**Entries from a dataset:**
____________________

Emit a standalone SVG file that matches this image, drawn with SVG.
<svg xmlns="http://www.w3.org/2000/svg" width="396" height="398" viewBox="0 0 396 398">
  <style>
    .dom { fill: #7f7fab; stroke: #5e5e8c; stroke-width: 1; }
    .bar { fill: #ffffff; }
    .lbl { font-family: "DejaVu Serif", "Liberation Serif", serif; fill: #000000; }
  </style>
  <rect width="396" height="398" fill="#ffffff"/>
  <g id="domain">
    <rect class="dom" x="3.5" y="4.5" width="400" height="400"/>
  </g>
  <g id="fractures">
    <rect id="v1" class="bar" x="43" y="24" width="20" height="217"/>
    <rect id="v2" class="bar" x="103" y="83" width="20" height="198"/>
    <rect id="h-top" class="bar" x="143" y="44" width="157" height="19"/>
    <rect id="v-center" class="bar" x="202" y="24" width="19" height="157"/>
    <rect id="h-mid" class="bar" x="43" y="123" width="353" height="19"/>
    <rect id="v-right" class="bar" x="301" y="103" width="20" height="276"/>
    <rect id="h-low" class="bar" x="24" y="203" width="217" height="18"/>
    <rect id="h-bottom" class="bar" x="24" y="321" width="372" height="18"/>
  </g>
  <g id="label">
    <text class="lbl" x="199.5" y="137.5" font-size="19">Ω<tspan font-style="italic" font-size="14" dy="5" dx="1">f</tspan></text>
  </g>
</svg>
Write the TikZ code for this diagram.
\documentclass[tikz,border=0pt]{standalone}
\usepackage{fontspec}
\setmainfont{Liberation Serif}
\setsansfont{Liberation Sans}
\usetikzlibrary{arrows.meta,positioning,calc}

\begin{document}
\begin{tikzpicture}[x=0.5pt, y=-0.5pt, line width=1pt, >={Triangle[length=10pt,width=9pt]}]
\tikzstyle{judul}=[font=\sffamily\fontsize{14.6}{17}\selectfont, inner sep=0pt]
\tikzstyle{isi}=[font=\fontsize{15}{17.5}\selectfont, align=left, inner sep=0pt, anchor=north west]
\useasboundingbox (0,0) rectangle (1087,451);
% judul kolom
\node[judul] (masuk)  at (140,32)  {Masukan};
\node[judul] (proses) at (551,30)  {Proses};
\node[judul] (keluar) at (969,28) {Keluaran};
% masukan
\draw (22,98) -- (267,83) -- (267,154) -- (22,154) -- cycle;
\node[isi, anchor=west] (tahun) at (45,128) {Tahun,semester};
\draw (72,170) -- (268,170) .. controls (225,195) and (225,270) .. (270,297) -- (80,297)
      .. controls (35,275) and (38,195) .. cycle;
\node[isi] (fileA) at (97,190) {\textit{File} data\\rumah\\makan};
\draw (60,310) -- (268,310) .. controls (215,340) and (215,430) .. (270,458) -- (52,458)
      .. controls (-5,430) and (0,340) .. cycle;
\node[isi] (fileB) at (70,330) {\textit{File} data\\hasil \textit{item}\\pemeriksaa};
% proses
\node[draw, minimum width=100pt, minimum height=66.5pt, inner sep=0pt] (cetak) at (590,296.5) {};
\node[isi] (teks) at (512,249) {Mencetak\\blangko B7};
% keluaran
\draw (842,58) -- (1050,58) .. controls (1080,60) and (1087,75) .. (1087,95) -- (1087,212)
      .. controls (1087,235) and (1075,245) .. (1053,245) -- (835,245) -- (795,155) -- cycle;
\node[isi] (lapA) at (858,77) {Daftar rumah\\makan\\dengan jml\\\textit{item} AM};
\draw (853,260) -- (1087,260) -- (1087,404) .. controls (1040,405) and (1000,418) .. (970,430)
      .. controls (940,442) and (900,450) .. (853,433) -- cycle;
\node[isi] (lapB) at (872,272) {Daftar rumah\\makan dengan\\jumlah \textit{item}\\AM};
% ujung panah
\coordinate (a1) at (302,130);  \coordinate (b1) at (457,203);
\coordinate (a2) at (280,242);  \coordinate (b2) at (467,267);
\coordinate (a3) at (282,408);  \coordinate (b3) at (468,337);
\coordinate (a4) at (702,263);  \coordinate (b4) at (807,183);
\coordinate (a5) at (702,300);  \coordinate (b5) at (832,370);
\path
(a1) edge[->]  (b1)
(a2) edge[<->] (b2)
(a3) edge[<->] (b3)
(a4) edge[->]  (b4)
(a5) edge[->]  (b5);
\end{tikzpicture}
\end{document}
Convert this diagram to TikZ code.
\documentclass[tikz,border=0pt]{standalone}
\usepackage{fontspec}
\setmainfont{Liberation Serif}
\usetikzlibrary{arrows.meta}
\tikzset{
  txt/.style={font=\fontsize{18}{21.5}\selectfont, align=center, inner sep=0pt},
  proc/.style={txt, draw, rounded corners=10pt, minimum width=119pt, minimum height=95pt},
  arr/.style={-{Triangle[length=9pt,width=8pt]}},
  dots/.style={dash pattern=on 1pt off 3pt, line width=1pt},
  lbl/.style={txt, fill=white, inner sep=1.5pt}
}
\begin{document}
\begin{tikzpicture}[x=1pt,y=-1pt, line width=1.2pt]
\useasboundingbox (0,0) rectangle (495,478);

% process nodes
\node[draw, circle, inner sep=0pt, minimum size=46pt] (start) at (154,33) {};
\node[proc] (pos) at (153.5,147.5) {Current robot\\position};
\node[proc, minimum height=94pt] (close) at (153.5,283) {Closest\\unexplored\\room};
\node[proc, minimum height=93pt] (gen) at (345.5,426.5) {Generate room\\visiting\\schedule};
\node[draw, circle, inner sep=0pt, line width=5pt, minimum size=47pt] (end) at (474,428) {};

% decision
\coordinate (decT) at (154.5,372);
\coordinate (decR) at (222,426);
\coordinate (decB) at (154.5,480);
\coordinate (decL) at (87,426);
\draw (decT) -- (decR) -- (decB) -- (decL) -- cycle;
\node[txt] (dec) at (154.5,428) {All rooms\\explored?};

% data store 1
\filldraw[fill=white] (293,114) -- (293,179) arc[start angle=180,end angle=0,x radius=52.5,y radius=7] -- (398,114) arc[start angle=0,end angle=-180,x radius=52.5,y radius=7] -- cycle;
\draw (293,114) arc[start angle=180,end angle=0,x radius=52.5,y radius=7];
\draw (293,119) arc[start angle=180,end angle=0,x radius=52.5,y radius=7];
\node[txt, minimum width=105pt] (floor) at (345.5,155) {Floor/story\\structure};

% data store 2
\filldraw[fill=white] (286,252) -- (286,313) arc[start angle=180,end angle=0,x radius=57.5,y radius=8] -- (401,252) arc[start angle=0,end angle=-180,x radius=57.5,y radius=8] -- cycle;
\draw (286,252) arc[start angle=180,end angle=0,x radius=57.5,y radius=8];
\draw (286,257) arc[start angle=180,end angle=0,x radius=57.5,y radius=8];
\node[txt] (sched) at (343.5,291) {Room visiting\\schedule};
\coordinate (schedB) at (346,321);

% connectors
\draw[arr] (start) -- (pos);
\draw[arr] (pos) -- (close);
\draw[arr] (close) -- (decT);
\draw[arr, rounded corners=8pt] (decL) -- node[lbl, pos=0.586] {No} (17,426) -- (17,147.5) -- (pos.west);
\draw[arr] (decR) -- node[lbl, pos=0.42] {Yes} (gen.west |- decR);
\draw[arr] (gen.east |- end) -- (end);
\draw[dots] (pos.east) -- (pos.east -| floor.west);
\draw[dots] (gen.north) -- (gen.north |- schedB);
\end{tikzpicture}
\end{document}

____________________

**WHAT IS REQUIRED:** Take the entries above and transcribe them in full.

**SOLUTION FOR THIS PROBLEM:**
Emit a standalone SVG file that matches this image, drawn with SVG.
<svg xmlns="http://www.w3.org/2000/svg" width="396" height="398" viewBox="0 0 396 398">
  <style>
    .dom { fill: #7f7fab; stroke: #5e5e8c; stroke-width: 1; }
    .bar { fill: #ffffff; }
    .lbl { font-family: "DejaVu Serif", "Liberation Serif", serif; fill: #000000; }
  </style>
  <rect width="396" height="398" fill="#ffffff"/>
  <g id="domain">
    <rect class="dom" x="3.5" y="4.5" width="400" height="400"/>
  </g>
  <g id="fractures">
    <rect id="v1" class="bar" x="43" y="24" width="20" height="217"/>
    <rect id="v2" class="bar" x="103" y="83" width="20" height="198"/>
    <rect id="h-top" class="bar" x="143" y="44" width="157" height="19"/>
    <rect id="v-center" class="bar" x="202" y="24" width="19" height="157"/>
    <rect id="h-mid" class="bar" x="43" y="123" width="353" height="19"/>
    <rect id="v-right" class="bar" x="301" y="103" width="20" height="276"/>
    <rect id="h-low" class="bar" x="24" y="203" width="217" height="18"/>
    <rect id="h-bottom" class="bar" x="24" y="321" width="372" height="18"/>
  </g>
  <g id="label">
    <text class="lbl" x="199.5" y="137.5" font-size="19">Ω<tspan font-style="italic" font-size="14" dy="5" dx="1">f</tspan></text>
  </g>
</svg>
Write the TikZ code for this diagram.
\documentclass[tikz,border=0pt]{standalone}
\usepackage{fontspec}
\setmainfont{Liberation Serif}
\setsansfont{Liberation Sans}
\usetikzlibrary{arrows.meta,positioning,calc}

\begin{document}
\begin{tikzpicture}[x=0.5pt, y=-0.5pt, line width=1pt, >={Triangle[length=10pt,width=9pt]}]
\tikzstyle{judul}=[font=\sffamily\fontsize{14.6}{17}\selectfont, inner sep=0pt]
\tikzstyle{isi}=[font=\fontsize{15}{17.5}\selectfont, align=left, inner sep=0pt, anchor=north west]
\useasboundingbox (0,0) rectangle (1087,451);
% judul kolom
\node[judul] (masuk)  at (140,32)  {Masukan};
\node[judul] (proses) at (551,30)  {Proses};
\node[judul] (keluar) at (969,28) {Keluaran};
% masukan
\draw (22,98) -- (267,83) -- (267,154) -- (22,154) -- cycle;
\node[isi, anchor=west] (tahun) at (45,128) {Tahun,semester};
\draw (72,170) -- (268,170) .. controls (225,195) and (225,270) .. (270,297) -- (80,297)
      .. controls (35,275) and (38,195) .. cycle;
\node[isi] (fileA) at (97,190) {\textit{File} data\\rumah\\makan};
\draw (60,310) -- (268,310) .. controls (215,340) and (215,430) .. (270,458) -- (52,458)
      .. controls (-5,430) and (0,340) .. cycle;
\node[isi] (fileB) at (70,330) {\textit{File} data\\hasil \textit{item}\\pemeriksaa};
% proses
\node[draw, minimum width=100pt, minimum height=66.5pt, inner sep=0pt] (cetak) at (590,296.5) {};
\node[isi] (teks) at (512,249) {Mencetak\\blangko B7};
% keluaran
\draw (842,58) -- (1050,58) .. controls (1080,60) and (1087,75) .. (1087,95) -- (1087,212)
      .. controls (1087,235) and (1075,245) .. (1053,245) -- (835,245) -- (795,155) -- cycle;
\node[isi] (lapA) at (858,77) {Daftar rumah\\makan\\dengan jml\\\textit{item} AM};
\draw (853,260) -- (1087,260) -- (1087,404) .. controls (1040,405) and (1000,418) .. (970,430)
      .. controls (940,442) and (900,450) .. (853,433) -- cycle;
\node[isi] (lapB) at (872,272) {Daftar rumah\\makan dengan\\jumlah \textit{item}\\AM};
% ujung panah
\coordinate (a1) at (302,130);  \coordinate (b1) at (457,203);
\coordinate (a2) at (280,242);  \coordinate (b2) at (467,267);
\coordinate (a3) at (282,408);  \coordinate (b3) at (468,337);
\coordinate (a4) at (702,263);  \coordinate (b4) at (807,183);
\coordinate (a5) at (702,300);  \coordinate (b5) at (832,370);
\path
(a1) edge[->]  (b1)
(a2) edge[<->] (b2)
(a3) edge[<->] (b3)
(a4) edge[->]  (b4)
(a5) edge[->]  (b5);
\end{tikzpicture}
\end{document}
Convert this diagram to TikZ code.
\documentclass[tikz,border=0pt]{standalone}
\usepackage{fontspec}
\setmainfont{Liberation Serif}
\usetikzlibrary{arrows.meta}
\tikzset{
  txt/.style={font=\fontsize{18}{21.5}\selectfont, align=center, inner sep=0pt},
  proc/.style={txt, draw, rounded corners=10pt, minimum width=119pt, minimum height=95pt},
  arr/.style={-{Triangle[length=9pt,width=8pt]}},
  dots/.style={dash pattern=on 1pt off 3pt, line width=1pt},
  lbl/.style={txt, fill=white, inner sep=1.5pt}
}
\begin{document}
\begin{tikzpicture}[x=1pt,y=-1pt, line width=1.2pt]
\useasboundingbox (0,0) rectangle (495,478);

% process nodes
\node[draw, circle, inner sep=0pt, minimum size=46pt] (start) at (154,33) {};
\node[proc] (pos) at (153.5,147.5) {Current robot\\position};
\node[proc, minimum height=94pt] (close) at (153.5,283) {Closest\\unexplored\\room};
\node[proc, minimum height=93pt] (gen) at (345.5,426.5) {Generate room\\visiting\\schedule};
\node[draw, circle, inner sep=0pt, line width=5pt, minimum size=47pt] (end) at (474,428) {};

% decision
\coordinate (decT) at (154.5,372);
\coordinate (decR) at (222,426);
\coordinate (decB) at (154.5,480);
\coordinate (decL) at (87,426);
\draw (decT) -- (decR) -- (decB) -- (decL) -- cycle;
\node[txt] (dec) at (154.5,428) {All rooms\\explored?};

% data store 1
\filldraw[fill=white] (293,114) -- (293,179) arc[start angle=180,end angle=0,x radius=52.5,y radius=7] -- (398,114) arc[start angle=0,end angle=-180,x radius=52.5,y radius=7] -- cycle;
\draw (293,114) arc[start angle=180,end angle=0,x radius=52.5,y radius=7];
\draw (293,119) arc[start angle=180,end angle=0,x radius=52.5,y radius=7];
\node[txt, minimum width=105pt] (floor) at (345.5,155) {Floor/story\\structure};

% data store 2
\filldraw[fill=white] (286,252) -- (286,313) arc[start angle=180,end angle=0,x radius=57.5,y radius=8] -- (401,252) arc[start angle=0,end angle=-180,x radius=57.5,y radius=8] -- cycle;
\draw (286,252) arc[start angle=180,end angle=0,x radius=57.5,y radius=8];
\draw (286,257) arc[start angle=180,end angle=0,x radius=57.5,y radius=8];
\node[txt] (sched) at (343.5,291) {Room visiting\\schedule};
\coordinate (schedB) at (346,321);

% connectors
\draw[arr] (start) -- (pos);
\draw[arr] (pos) -- (close);
\draw[arr] (close) -- (decT);
\draw[arr, rounded corners=8pt] (decL) -- node[lbl, pos=0.586] {No} (17,426) -- (17,147.5) -- (pos.west);
\draw[arr] (decR) -- node[lbl, pos=0.42] {Yes} (gen.west |- decR);
\draw[arr] (gen.east |- end) -- (end);
\draw[dots] (pos.east) -- (pos.east -| floor.west);
\draw[dots] (gen.north) -- (gen.north |- schedB);
\end{tikzpicture}
\end{document}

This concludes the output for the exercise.